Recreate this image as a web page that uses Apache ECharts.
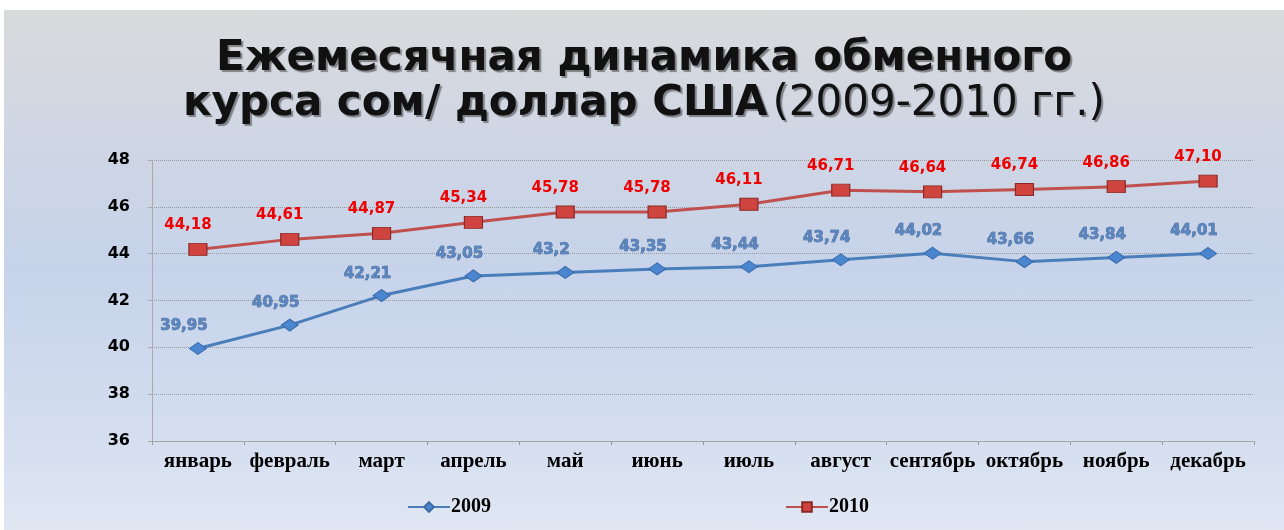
<!DOCTYPE html>
<html>
<head>
<meta charset="utf-8">
<script src="https://cdn.jsdelivr.net/npm/echarts@6/dist/echarts.min.js"></script>
<style>
  html, body { margin: 0; padding: 0; background: #fff; }
  #chart {
    position: absolute; left: 4px; top: 10px; width: 1280px; height: 520px;
    background: linear-gradient(to bottom, #d9dadc 0%, #cfd6e4 25%, #c6d3ea 50%, #d3ddef 80%, #e0e7f3 100%);
  }
</style>
</head>
<body>
<div id="chart"></div>
<script>
// месяцы
var months = ['январь', 'февраль', 'март', 'апрель', 'май', 'июнь', 'июль', 'август', 'сентябрь', 'октябрь', 'ноябрь', 'декабрь']
// курс сом/доллар
var rate2009 = [39.95, 40.95, 42.21, 43.05, 43.2, 43.35, 43.44, 43.74, 44.02, 43.66, 43.84, 44.01]
var rate2010 = [44.18, 44.61, 44.87, 45.34, 45.78, 45.78, 46.11, 46.71, 46.64, 46.74, 46.86, 47.10]
var labels2010 = ['44,18', '44,61', '44,87', '45,34', '45,78', '45,78', '46,11', '46,71', '46,64', '46,74', '46,86', '47,10']

var myChart = echarts.init(document.getElementById('chart'))

var shadow = { textShadowColor: 'rgba(0,0,0,0.4)', textShadowOffsetX: 2, textShadowOffsetY: 2, textShadowBlur: 1 }

var option = {
  animation: false,
  title: {
    text: '{b|Ежемесячная динамика обменного}\n{b|курса сом/ доллар США} {n|(2009-2010 гг.)}',
    left: 'center',
    top: 22,
    textStyle: {
      rich: {
        b: Object.assign({ fontFamily: 'DejaVu Sans', fontWeight: 'bold', fontSize: 42, color: '#111', lineHeight: 45 }, shadow),
        n: Object.assign({ fontFamily: 'DejaVu Sans', fontWeight: 'normal', fontSize: 42, color: '#111', lineHeight: 45 }, shadow)
      }
    }
  },
  grid: {
    left: 148,
    right: 30,
    top: 150,
    bottom: 89
  },
  legend: [
    {
      data: ['2009'],
      left: 398,
      bottom: 8,
      itemWidth: 42,
      itemHeight: 12,
      textStyle: { fontFamily: 'Liberation Serif', fontWeight: 'bold', fontSize: 20, color: '#000', padding: [0, 0, 0, -4] }
    },
    {
      data: ['2010'],
      left: 776,
      bottom: 8,
      itemWidth: 42,
      itemHeight: 12,
      textStyle: { fontFamily: 'Liberation Serif', fontWeight: 'bold', fontSize: 20, color: '#000', padding: [0, 0, 0, -4] }
    }
  ],
  xAxis: {
    type: 'category',
    data: months,
    boundaryGap: true,
    axisLine: { lineStyle: { color: '#9a9a9a', type: 'dotted' } },
    axisTick: { show: true, length: 4, lineStyle: { color: '#9a9a9a' } },
    axisLabel: {
      color: '#000',
      fontFamily: 'Liberation Serif',
      fontWeight: 'bold',
      fontSize: 21,
      margin: 10,
      interval: 0
    }
  },
  yAxis: {
    type: 'value',
    min: 36,
    max: 48,
    interval: 2,
    axisLine: { show: true, lineStyle: { color: '#aaa' } },
    axisTick: { show: true, length: 4, lineStyle: { color: '#aaa' } },
    axisLabel: {
      color: '#000',
      fontFamily: 'DejaVu Sans',
      fontWeight: 'bold',
      fontSize: 16,
      margin: 22
    },
    splitLine: { lineStyle: { color: '#999', type: 'dotted' } }
  },
  series: [
    {
      name: '2009',
      type: 'line',
      data: rate2009,
      symbol: 'diamond',
      symbolSize: [17, 12],
      lineStyle: { color: '#4a7ebb', width: 3 },
      itemStyle: { color: '#4a86cf', borderColor: '#3a6aa8', borderWidth: 1 },
      label: {
        show: true,
        position: 'top',
        offset: [-14, -3],
        formatter: function (p) { return String(p.value).replace('.', ',') },
        fontFamily: 'DejaVu Sans',
        fontWeight: 'bold',
        fontSize: 15,
        color: '#5b86c0',
        textBorderColor: '#2f4f7a',
        textBorderWidth: 0.6
      }
    },
    {
      name: '2010',
      type: 'line',
      data: rate2010,
      symbol: 'rect',
      symbolSize: [18, 12],
      lineStyle: { color: '#c0504d', width: 3 },
      itemStyle: { color: '#d0443f', borderColor: '#8c2a27', borderWidth: 1 },
      label: {
        show: true,
        position: 'top',
        offset: [-10, -5],
        formatter: function (p) { return labels2010[p.dataIndex] },
        fontFamily: 'DejaVu Sans',
        fontWeight: 'bold',
        fontSize: 15,
        color: '#ee0000'
      }
    }
  ]
}

myChart.setOption(option)
</script>
</body>
</html>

+-------+

### GIVEN TASK
Transcribe the opening line of the listing above, please, and every line after it through the line with "2, textShadowBlur: 1", word for word, without pictures.

### WORKED SOLUTION
Recreate this image as a web page that uses Apache ECharts.
<!DOCTYPE html>
<html>
<head>
<meta charset="utf-8">
<script src="https://cdn.jsdelivr.net/npm/echarts@6/dist/echarts.min.js"></script>
<style>
  html, body { margin: 0; padding: 0; background: #fff; }
  #chart {
    position: absolute; left: 4px; top: 10px; width: 1280px; height: 520px;
    background: linear-gradient(to bottom, #d9dadc 0%, #cfd6e4 25%, #c6d3ea 50%, #d3ddef 80%, #e0e7f3 100%);
  }
</style>
</head>
<body>
<div id="chart"></div>
<script>
// месяцы
var months = ['январь', 'февраль', 'март', 'апрель', 'май', 'июнь', 'июль', 'август', 'сентябрь', 'октябрь', 'ноябрь', 'декабрь']
// курс сом/доллар
var rate2009 = [39.95, 40.95, 42.21, 43.05, 43.2, 43.35, 43.44, 43.74, 44.02, 43.66, 43.84, 44.01]
var rate2010 = [44.18, 44.61, 44.87, 45.34, 45.78, 45.78, 46.11, 46.71, 46.64, 46.74, 46.86, 47.10]
var labels2010 = ['44,18', '44,61', '44,87', '45,34', '45,78', '45,78', '46,11', '46,71', '46,64', '46,74', '46,86', '47,10']

var myChart = echarts.init(document.getElementById('chart'))

var shadow = { textShadowColor: 'rgba(0,0,0,0.4)', textShadowOffsetX: 2, textShadowOffsetY: 2, textShadowBlur: 1 }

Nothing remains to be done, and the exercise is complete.